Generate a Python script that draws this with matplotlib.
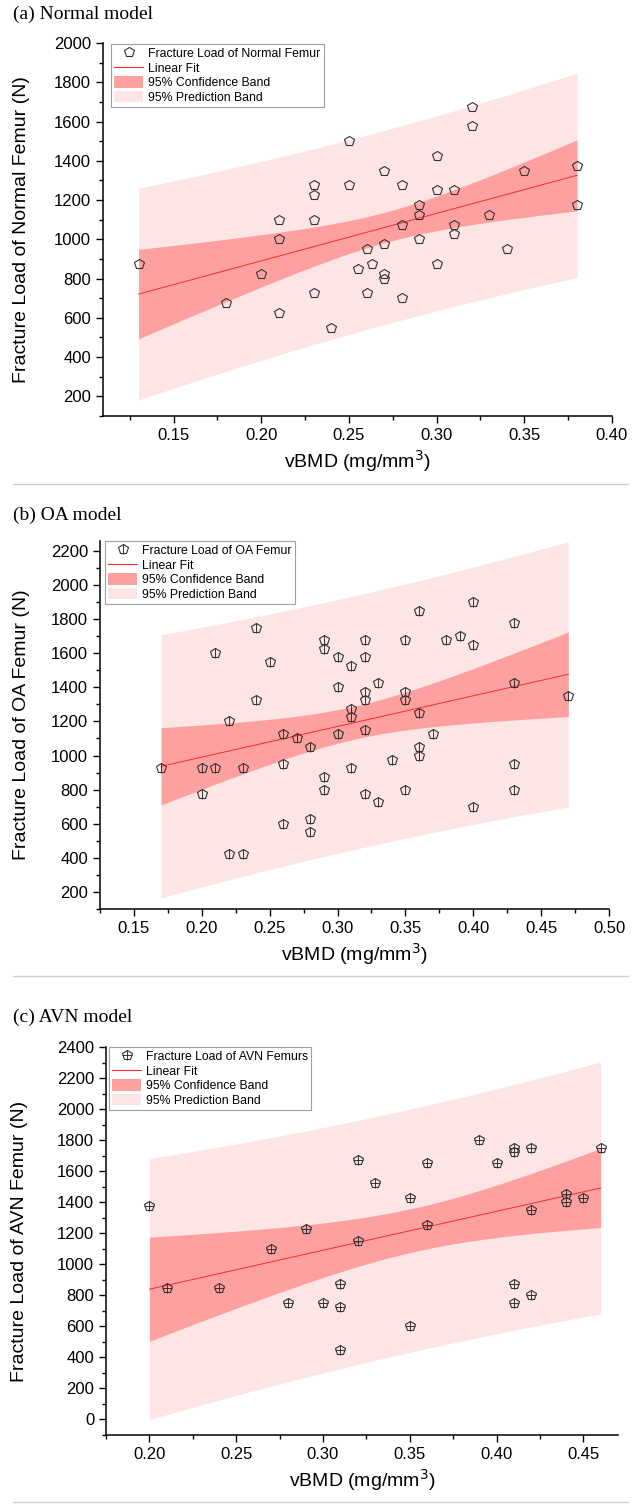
import matplotlib.pyplot as plt
import numpy as np
from matplotlib.lines import Line2D
from matplotlib.patches import Patch
from matplotlib.legend_handler import HandlerTuple

plt.rcParams['font.family'] = ['Liberation Sans', 'DejaVu Sans']

# (a) Normal model
normal_vbmd = [0.13, 0.18, 0.20, 0.21, 0.21, 0.21, 0.23, 0.23, 0.23, 0.23,
               0.24, 0.25, 0.25, 0.26, 0.26, 0.255, 0.263, 0.27, 0.27, 0.27,
               0.27, 0.28, 0.28, 0.28, 0.29, 0.29, 0.29, 0.30, 0.30, 0.30,
               0.31, 0.31, 0.31, 0.32, 0.32, 0.33, 0.34, 0.35, 0.38, 0.38]
normal_load = [875, 675, 825, 1100, 1000, 625, 1275, 1225, 1100, 725,
               550, 1500, 1275, 950, 725, 850, 875, 1350, 975, 825,
               800, 1275, 1075, 700, 1175, 1125, 1000, 1425, 1250, 875,
               1250, 1075, 1025, 1675, 1575, 1125, 950, 1350, 1375, 1175]

# (b) OA model
oa_vbmd = [0.17, 0.20, 0.20, 0.21, 0.21, 0.22, 0.22, 0.23, 0.23, 0.24,
           0.24, 0.25, 0.26, 0.26, 0.26, 0.27, 0.28, 0.28, 0.28, 0.29,
           0.29, 0.29, 0.29, 0.30, 0.30, 0.30, 0.31, 0.31, 0.31, 0.31,
           0.32, 0.32, 0.32, 0.32, 0.32, 0.32, 0.33, 0.33, 0.34, 0.35,
           0.35, 0.35, 0.35, 0.36, 0.36, 0.36, 0.36, 0.37, 0.38, 0.39,
           0.40, 0.40, 0.40, 0.43, 0.43, 0.43, 0.43, 0.47]
oa_load = [925, 925, 775, 925, 1600, 1200, 425, 925, 425, 1750,
           1325, 1550, 1125, 950, 600, 1100, 1050, 625, 550, 1675,
           1625, 875, 800, 1575, 1400, 1125, 1525, 1275, 1225, 925,
           1675, 1575, 1375, 1325, 1150, 775, 1425, 725, 975, 1675,
           1375, 1325, 800, 1850, 1250, 1050, 1000, 1125, 1675, 1700,
           1900, 1650, 700, 1775, 1425, 950, 800, 1350]

# (c) AVN model
avn_vbmd = [0.20, 0.21, 0.24, 0.27, 0.28, 0.29, 0.30, 0.31, 0.31, 0.31,
            0.32, 0.32, 0.33, 0.35, 0.35, 0.36, 0.36, 0.39, 0.40, 0.41,
            0.41, 0.41, 0.41, 0.42, 0.42, 0.42, 0.44, 0.44, 0.45, 0.46]
avn_load = [1375, 850, 850, 1100, 750, 1225, 750, 875, 725, 450,
            1675, 1150, 1525, 1425, 600, 1650, 1250, 1800, 1650, 1750,
            1725, 875, 750, 1750, 1350, 800, 1450, 1400, 1425, 1750]

# two-sided 95% t values for df = n - 2
t95 = {38: 2.0244, 56: 2.0032, 28: 2.0484}

pred_col = '#fde4e5'
conf_col = '#ffa0a0'
fit_col = '#ff2a2a'
edge_col = '#333333'


def draw_fit(ax, x, y):
    x = np.asarray(x)
    y = np.asarray(y, dtype=float)
    n = len(x)
    t = t95[n - 2]
    b, a = np.polyfit(x, y, 1)
    xs = np.linspace(x.min(), x.max(), 200)
    fit = a + b * xs
    s = np.sqrt(np.sum((y - (a + b * x)) ** 2) / (n - 2))
    sxx = np.sum((x - x.mean()) ** 2)
    se = s * np.sqrt(1 / n + (xs - x.mean()) ** 2 / sxx)
    sp = s * np.sqrt(1 + 1 / n + (xs - x.mean()) ** 2 / sxx)
    ax.fill_between(xs, fit - t * sp, fit + t * sp, color=pred_col, lw=0)
    ax.fill_between(xs, fit - t * se, fit + t * se, color=conf_col, lw=0)
    ax.plot(xs, fit, color=fit_col, lw=0.7)


def style_axes(ax, xticks, yticks, xlim, ylim):
    ax.set_xlim(*xlim)
    ax.set_ylim(*ylim)
    ax.set_xticks(xticks)
    ax.set_yticks(yticks)
    ax.set_xticks([v + 0.025 for v in xticks[:-1]] + [xticks[0] - 0.025], minor=True)
    ax.set_yticks([v + 100 for v in yticks[:-1]] + [yticks[0] - 100], minor=True)
    ax.set_xticklabels(['%.2f' % v for v in xticks])
    ax.spines['top'].set_visible(False)
    ax.spines['right'].set_visible(False)
    for sp in ['left', 'bottom']:
        ax.spines[sp].set_linewidth(1.1)
    ax.tick_params(which='major', direction='out', length=5, width=1.0, labelsize=12)
    ax.tick_params(which='minor', direction='out', length=2.8, width=1.0)
    ax.set_xlabel('vBMD (mg/mm$^3$)', fontsize=14, labelpad=4)


def make_legend(ax, label, overlay, anchor):
    h_pts = Line2D([], [], ls='none', marker='p', mfc='none', mec=edge_col,
                   ms=7.5, mew=0.8)
    if overlay:
        h_over = Line2D([], [], ls='none', marker=overlay, mec=edge_col,
                        ms=6.5, mew=0.7)
        h_pts = (h_pts, h_over)
    handles = [h_pts,
               Line2D([], [], color=fit_col, lw=0.8),
               Patch(facecolor=conf_col, lw=0),
               Patch(facecolor=pred_col, lw=0)]
    labels = [label, 'Linear Fit', '95% Confidence Band', '95% Prediction Band']
    leg = ax.legend(handles, labels, loc='upper left', bbox_to_anchor=anchor,
                    borderaxespad=0, fontsize=8.8, frameon=True, fancybox=False,
                    framealpha=1, edgecolor='#a0a0a0', handlelength=2.4,
                    handleheight=1.1, labelspacing=0.12, borderpad=0.25,
                    handletextpad=0.4,
                    handler_map={tuple: HandlerTuple(ndivide=1, pad=0)})
    leg.get_frame().set_linewidth(0.8)


fig = plt.figure(figsize=(6.38, 15.06), dpi=100)
W, H = 638.0, 1506.0

panels = [
    dict(title='(a) Normal model', ty=14, rect=(103, 43, 612, 416),
         x=normal_vbmd, y=normal_load, overlay=None,
         ylabel='Fracture Load of Normal Femur (N)',
         label='Fracture Load of Normal Femur',
         xticks=[0.15, 0.20, 0.25, 0.30, 0.35, 0.40], yticks=list(range(200, 2001, 200)),
         xlim=(0.1097, 0.40), ylim=(145, 2000), lx=-0.143, anchor=(8 / 509, 0.997)),
    dict(title='(b) OA model', ty=515, rect=(100, 541, 609, 909),
         x=oa_vbmd, y=oa_load, overlay='|',
         ylabel='Fracture Load of OA Femur (N)',
         label='Fracture Load of OA Femur',
         xticks=[0.15, 0.20, 0.25, 0.30, 0.35, 0.40, 0.45, 0.50], yticks=list(range(200, 2201, 200)),
         xlim=(0.1458, 0.50), ylim=(123, 2258), lx=-0.138, anchor=(5 / 509, 1.0)),
    dict(title='(c) AVN model', ty=1017, rect=(106, 1047, 618, 1435),
         x=avn_vbmd, y=avn_load, overlay='+',
         ylabel='Fracture Load of AVN Femur (N)',
         label='Fracture Load of AVN Femurs',
         xticks=[0.20, 0.25, 0.30, 0.35, 0.40, 0.45], yticks=list(range(0, 2401, 200)),
         xlim=(0.179, 0.47), ylim=(-25, 2400), lx=-0.152, anchor=(3 / 512, 1.0)),
]

for p in panels:
    l, t, r, b = p['rect']
    ax = fig.add_axes([l / W, 1 - b / H, (r - l) / W, (b - t) / H])
    draw_fit(ax, p['x'], p['y'])
    ax.plot(p['x'], p['y'], ls='none', marker='p', mfc='none', mec=edge_col,
            ms=7.5, mew=0.8, zorder=3)
    if p['overlay']:
        ax.plot(p['x'], p['y'], ls='none', marker=p['overlay'], mec=edge_col,
                ms=6.5, mew=0.7, zorder=3)
    style_axes(ax, p['xticks'], p['yticks'], p['xlim'], p['ylim'])
    ax.set_ylabel(p['ylabel'], fontsize=14)
    ax.yaxis.set_label_coords(p['lx'], 0.5)
    make_legend(ax, p['label'], p['overlay'], p['anchor'])
    fig.text(13 / W, 1 - p['ty'] / H, p['title'], family=['Liberation Serif', 'DejaVu Serif'],
             fontsize=14, ha='left', va='center')

# thin grey separators between panels
for sy in [484, 976, 1502]:
    fig.add_artist(Line2D([13 / W, 628 / W], [1 - sy / H, 1 - sy / H],
                          color='#d0d0d0', lw=1.0))

fig.savefig('out.png', dpi=100)
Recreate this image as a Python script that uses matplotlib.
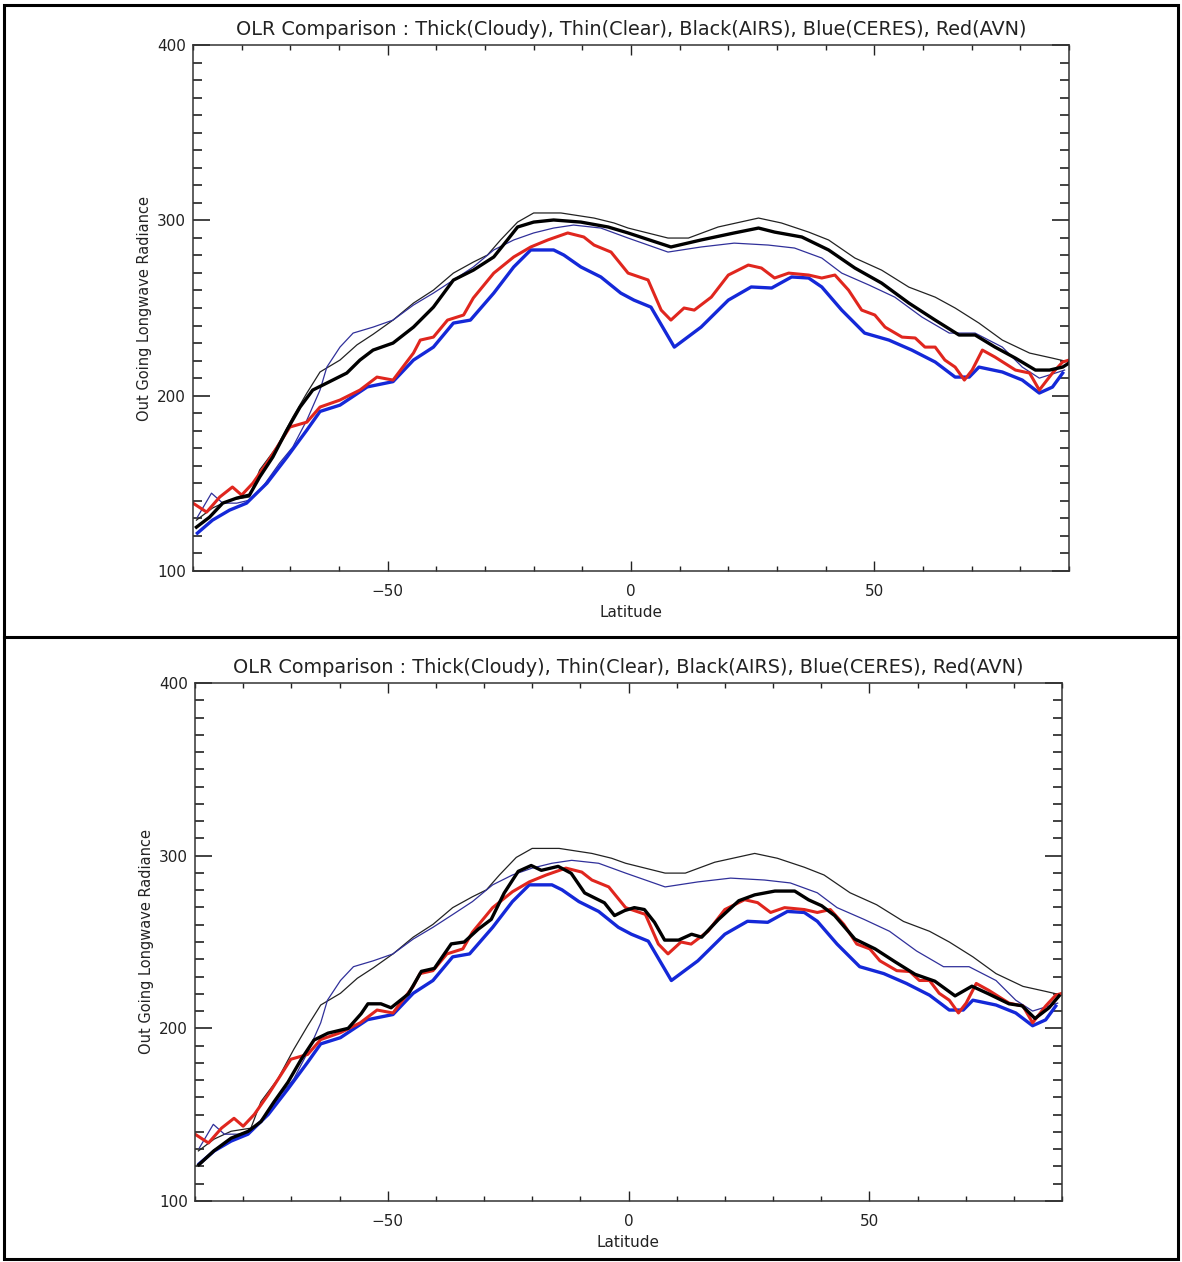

• [What the task requires] Print, exactly as written, the lines above from the first one to the one containing "plt.rcParams['font.family'] = ['Liberation". Leave out pictures.

• [Response]
Generate a Python script that draws this with matplotlib.
import matplotlib.pyplot as plt
import numpy as np
from matplotlib.lines import Line2D
from matplotlib.patches import Patch
from matplotlib.legend_handler import HandlerTuple

plt.rcParams['font.family'] = ['Liberation Sans', 'DejaVu Sans']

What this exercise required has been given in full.